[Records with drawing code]

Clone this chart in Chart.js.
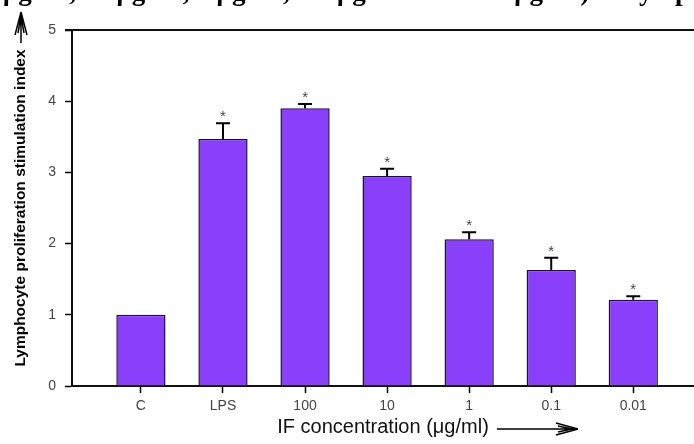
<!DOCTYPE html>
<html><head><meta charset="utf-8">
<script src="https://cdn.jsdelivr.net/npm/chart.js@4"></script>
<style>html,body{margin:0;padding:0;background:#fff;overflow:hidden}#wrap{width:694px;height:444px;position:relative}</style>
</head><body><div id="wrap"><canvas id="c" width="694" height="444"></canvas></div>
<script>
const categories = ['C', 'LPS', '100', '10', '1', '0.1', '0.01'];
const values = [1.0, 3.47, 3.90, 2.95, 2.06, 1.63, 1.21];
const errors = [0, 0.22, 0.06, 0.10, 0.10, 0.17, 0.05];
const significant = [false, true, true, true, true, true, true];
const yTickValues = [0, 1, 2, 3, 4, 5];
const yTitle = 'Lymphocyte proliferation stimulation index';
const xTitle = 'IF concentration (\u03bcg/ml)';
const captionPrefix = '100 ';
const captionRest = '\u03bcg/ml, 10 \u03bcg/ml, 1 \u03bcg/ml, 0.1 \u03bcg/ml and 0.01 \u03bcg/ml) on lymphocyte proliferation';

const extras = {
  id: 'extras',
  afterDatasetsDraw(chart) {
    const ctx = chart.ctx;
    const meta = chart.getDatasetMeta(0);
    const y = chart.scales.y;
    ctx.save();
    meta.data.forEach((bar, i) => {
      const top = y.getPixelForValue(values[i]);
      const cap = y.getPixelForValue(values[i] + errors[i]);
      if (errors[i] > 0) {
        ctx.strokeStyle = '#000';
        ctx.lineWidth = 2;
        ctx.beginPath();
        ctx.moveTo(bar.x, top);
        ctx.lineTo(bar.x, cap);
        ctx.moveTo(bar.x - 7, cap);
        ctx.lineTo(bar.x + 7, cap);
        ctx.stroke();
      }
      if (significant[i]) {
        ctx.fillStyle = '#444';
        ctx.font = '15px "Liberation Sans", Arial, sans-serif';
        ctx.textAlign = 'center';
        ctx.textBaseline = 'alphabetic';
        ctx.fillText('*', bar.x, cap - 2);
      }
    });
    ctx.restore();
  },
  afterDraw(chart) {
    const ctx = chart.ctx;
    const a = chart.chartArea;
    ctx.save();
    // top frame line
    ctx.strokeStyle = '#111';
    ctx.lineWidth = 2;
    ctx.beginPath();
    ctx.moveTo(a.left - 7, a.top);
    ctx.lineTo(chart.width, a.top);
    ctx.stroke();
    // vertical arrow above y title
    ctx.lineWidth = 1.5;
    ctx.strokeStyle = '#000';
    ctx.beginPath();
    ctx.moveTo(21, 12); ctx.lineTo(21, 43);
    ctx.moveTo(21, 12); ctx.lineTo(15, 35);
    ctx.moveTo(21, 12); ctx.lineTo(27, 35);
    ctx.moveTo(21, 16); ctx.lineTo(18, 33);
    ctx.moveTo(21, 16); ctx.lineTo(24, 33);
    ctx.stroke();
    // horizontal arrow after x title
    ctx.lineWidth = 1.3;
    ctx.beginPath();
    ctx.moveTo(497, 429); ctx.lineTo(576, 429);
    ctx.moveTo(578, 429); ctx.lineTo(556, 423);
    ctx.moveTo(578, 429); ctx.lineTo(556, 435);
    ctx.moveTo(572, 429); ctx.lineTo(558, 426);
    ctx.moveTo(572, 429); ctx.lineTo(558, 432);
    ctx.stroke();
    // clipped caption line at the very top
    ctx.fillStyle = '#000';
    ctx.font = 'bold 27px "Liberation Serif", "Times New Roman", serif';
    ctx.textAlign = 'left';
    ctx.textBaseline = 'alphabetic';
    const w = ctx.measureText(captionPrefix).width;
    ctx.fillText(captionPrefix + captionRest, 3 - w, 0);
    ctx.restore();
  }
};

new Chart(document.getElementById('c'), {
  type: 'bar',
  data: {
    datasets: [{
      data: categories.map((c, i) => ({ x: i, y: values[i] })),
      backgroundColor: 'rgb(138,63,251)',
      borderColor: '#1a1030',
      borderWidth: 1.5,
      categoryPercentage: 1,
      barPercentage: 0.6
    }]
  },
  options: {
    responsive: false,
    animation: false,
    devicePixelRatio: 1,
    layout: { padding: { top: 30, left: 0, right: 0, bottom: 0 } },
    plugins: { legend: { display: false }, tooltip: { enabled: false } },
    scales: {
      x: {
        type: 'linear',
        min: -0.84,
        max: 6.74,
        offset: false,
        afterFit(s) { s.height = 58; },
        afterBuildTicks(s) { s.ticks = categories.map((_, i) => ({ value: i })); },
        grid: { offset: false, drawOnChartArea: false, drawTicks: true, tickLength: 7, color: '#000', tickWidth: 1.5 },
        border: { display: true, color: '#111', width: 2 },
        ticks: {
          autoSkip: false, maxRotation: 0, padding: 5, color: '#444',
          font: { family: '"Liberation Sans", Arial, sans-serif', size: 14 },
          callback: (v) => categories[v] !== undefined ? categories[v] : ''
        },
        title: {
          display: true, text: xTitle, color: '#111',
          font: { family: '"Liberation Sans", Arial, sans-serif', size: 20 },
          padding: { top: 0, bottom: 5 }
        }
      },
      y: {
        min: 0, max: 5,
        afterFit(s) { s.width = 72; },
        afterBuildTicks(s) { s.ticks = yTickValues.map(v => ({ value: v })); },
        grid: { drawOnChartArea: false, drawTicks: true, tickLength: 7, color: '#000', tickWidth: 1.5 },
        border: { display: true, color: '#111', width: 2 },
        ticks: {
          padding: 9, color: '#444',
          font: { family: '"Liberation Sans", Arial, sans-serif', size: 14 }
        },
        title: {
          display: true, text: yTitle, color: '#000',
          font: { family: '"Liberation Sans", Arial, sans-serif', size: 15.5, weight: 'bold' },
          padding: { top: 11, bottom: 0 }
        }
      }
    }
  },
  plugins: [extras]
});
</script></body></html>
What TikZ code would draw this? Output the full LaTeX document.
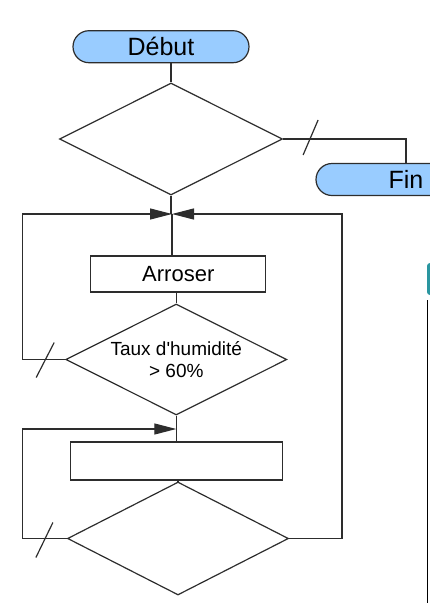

# Your goal
Pictures stay out; repeat all the rest of the records exactly.

# Response for this exercise
Clone this chart in Chart.js.
<!DOCTYPE html>
<html><head><meta charset="utf-8">
<script src="https://cdn.jsdelivr.net/npm/chart.js@4"></script>
<style>html,body{margin:0;padding:0;background:#fff;overflow:hidden}#wrap{width:694px;height:444px;position:relative}</style>
</head><body><div id="wrap"><canvas id="c" width="694" height="444"></canvas></div>
<script>
const categories = ['C', 'LPS', '100', '10', '1', '0.1', '0.01'];
const values = [1.0, 3.47, 3.90, 2.95, 2.06, 1.63, 1.21];
const errors = [0, 0.22, 0.06, 0.10, 0.10, 0.17, 0.05];
const significant = [false, true, true, true, true, true, true];
const yTickValues = [0, 1, 2, 3, 4, 5];
const yTitle = 'Lymphocyte proliferation stimulation index';
const xTitle = 'IF concentration (\u03bcg/ml)';
const captionPrefix = '100 ';
const captionRest = '\u03bcg/ml, 10 \u03bcg/ml, 1 \u03bcg/ml, 0.1 \u03bcg/ml and 0.01 \u03bcg/ml) on lymphocyte proliferation';

const extras = {
  id: 'extras',
  afterDatasetsDraw(chart) {
    const ctx = chart.ctx;
    const meta = chart.getDatasetMeta(0);
    const y = chart.scales.y;
    ctx.save();
    meta.data.forEach((bar, i) => {
      const top = y.getPixelForValue(values[i]);
      const cap = y.getPixelForValue(values[i] + errors[i]);
      if (errors[i] > 0) {
        ctx.strokeStyle = '#000';
        ctx.lineWidth = 2;
        ctx.beginPath();
        ctx.moveTo(bar.x, top);
        ctx.lineTo(bar.x, cap);
        ctx.moveTo(bar.x - 7, cap);
        ctx.lineTo(bar.x + 7, cap);
        ctx.stroke();
      }
      if (significant[i]) {
        ctx.fillStyle = '#444';
        ctx.font = '15px "Liberation Sans", Arial, sans-serif';
        ctx.textAlign = 'center';
        ctx.textBaseline = 'alphabetic';
        ctx.fillText('*', bar.x, cap - 2);
      }
    });
    ctx.restore();
  },
  afterDraw(chart) {
    const ctx = chart.ctx;
    const a = chart.chartArea;
    ctx.save();
    // top frame line
    ctx.strokeStyle = '#111';
    ctx.lineWidth = 2;
    ctx.beginPath();
    ctx.moveTo(a.left - 7, a.top);
    ctx.lineTo(chart.width, a.top);
    ctx.stroke();
    // vertical arrow above y title
    ctx.lineWidth = 1.5;
    ctx.strokeStyle = '#000';
    ctx.beginPath();
    ctx.moveTo(21, 12); ctx.lineTo(21, 43);
    ctx.moveTo(21, 12); ctx.lineTo(15, 35);
    ctx.moveTo(21, 12); ctx.lineTo(27, 35);
    ctx.moveTo(21, 16); ctx.lineTo(18, 33);
    ctx.moveTo(21, 16); ctx.lineTo(24, 33);
    ctx.stroke();
    // horizontal arrow after x title
    ctx.lineWidth = 1.3;
    ctx.beginPath();
    ctx.moveTo(497, 429); ctx.lineTo(576, 429);
    ctx.moveTo(578, 429); ctx.lineTo(556, 423);
    ctx.moveTo(578, 429); ctx.lineTo(556, 435);
    ctx.moveTo(572, 429); ctx.lineTo(558, 426);
    ctx.moveTo(572, 429); ctx.lineTo(558, 432);
    ctx.stroke();
    // clipped caption line at the very top
    ctx.fillStyle = '#000';
    ctx.font = 'bold 27px "Liberation Serif", "Times New Roman", serif';
    ctx.textAlign = 'left';
    ctx.textBaseline = 'alphabetic';
    const w = ctx.measureText(captionPrefix).width;
    ctx.fillText(captionPrefix + captionRest, 3 - w, 0);
    ctx.restore();
  }
};

new Chart(document.getElementById('c'), {
  type: 'bar',
  data: {
    datasets: [{
      data: categories.map((c, i) => ({ x: i, y: values[i] })),
      backgroundColor: 'rgb(138,63,251)',
      borderColor: '#1a1030',
      borderWidth: 1.5,
      categoryPercentage: 1,
      barPercentage: 0.6
    }]
  },
  options: {
    responsive: false,
    animation: false,
    devicePixelRatio: 1,
    layout: { padding: { top: 30, left: 0, right: 0, bottom: 0 } },
    plugins: { legend: { display: false }, tooltip: { enabled: false } },
    scales: {
      x: {
        type: 'linear',
        min: -0.84,
        max: 6.74,
        offset: false,
        afterFit(s) { s.height = 58; },
        afterBuildTicks(s) { s.ticks = categories.map((_, i) => ({ value: i })); },
        grid: { offset: false, drawOnChartArea: false, drawTicks: true, tickLength: 7, color: '#000', tickWidth: 1.5 },
        border: { display: true, color: '#111', width: 2 },
        ticks: {
          autoSkip: false, maxRotation: 0, padding: 5, color: '#444',
          font: { family: '"Liberation Sans", Arial, sans-serif', size: 14 },
          callback: (v) => categories[v] !== undefined ? categories[v] : ''
        },
        title: {
          display: true, text: xTitle, color: '#111',
          font: { family: '"Liberation Sans", Arial, sans-serif', size: 20 },
          padding: { top: 0, bottom: 5 }
        }
      },
      y: {
        min: 0, max: 5,
        afterFit(s) { s.width = 72; },
        afterBuildTicks(s) { s.ticks = yTickValues.map(v => ({ value: v })); },
        grid: { drawOnChartArea: false, drawTicks: true, tickLength: 7, color: '#000', tickWidth: 1.5 },
        border: { display: true, color: '#111', width: 2 },
        ticks: {
          padding: 9, color: '#444',
          font: { family: '"Liberation Sans", Arial, sans-serif', size: 14 }
        },
        title: {
          display: true, text: yTitle, color: '#000',
          font: { family: '"Liberation Sans", Arial, sans-serif', size: 15.5, weight: 'bold' },
          padding: { top: 11, bottom: 0 }
        }
      }
    }
  },
  plugins: [extras]
});
</script></body></html>
What TikZ code would draw this? Output the full LaTeX document.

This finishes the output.